You're as informed as you are honest...
ROFL
The history of conservatism IS social Darwinism. Conservatives believe in a hierarchy, and always try to build some form of it. In the 19th century it was a plutocracy. And it has returned in the modern era of authoritarian conservatism as a plutocracy.
They do? That's why those Jeffersonian and Hamiltonian classical liberals (i.e. modern day conservatives) of the late 18th century gave us three co-equal but separate parts of government as checks and balances on each other to remove us once and for all from any concept of a 'monarch' and to help ensure that no dictatorship or totalitarian government could develop? That's why they gave us a Constitution that assigned necessary functions to government so that our rights would be secured but otherwide prohibited it from interfering with whatever society we wished to have as we govern ourselves?
It is those holding modern American conservative who have been trying to tear apart that concept for the last 100 years? Really? You really think you can make a case for that?

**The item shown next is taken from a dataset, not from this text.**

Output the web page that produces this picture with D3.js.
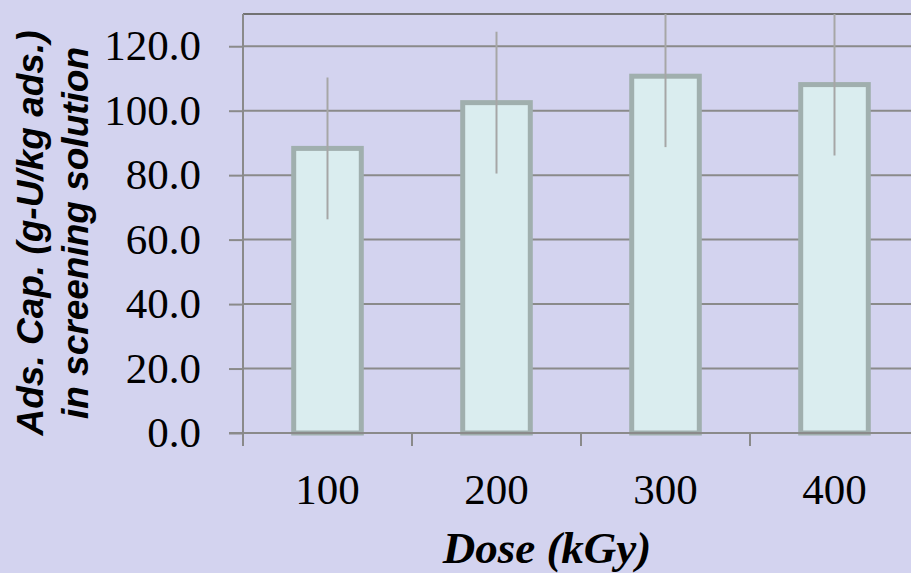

Good luck. Because if you can't, your comments sure sound like liberal partisanship (i.e. uninformed nonsense.)
Conservatives are conservatives, they are not liberals, classical or otherwise. Therein lies your problem.
The conservative Roberts court in one fell swoop (Citizens United) tore apart 100 years of case law and legislation, with the intent of creating a plutocracy.
You REALLY need to educate yourself.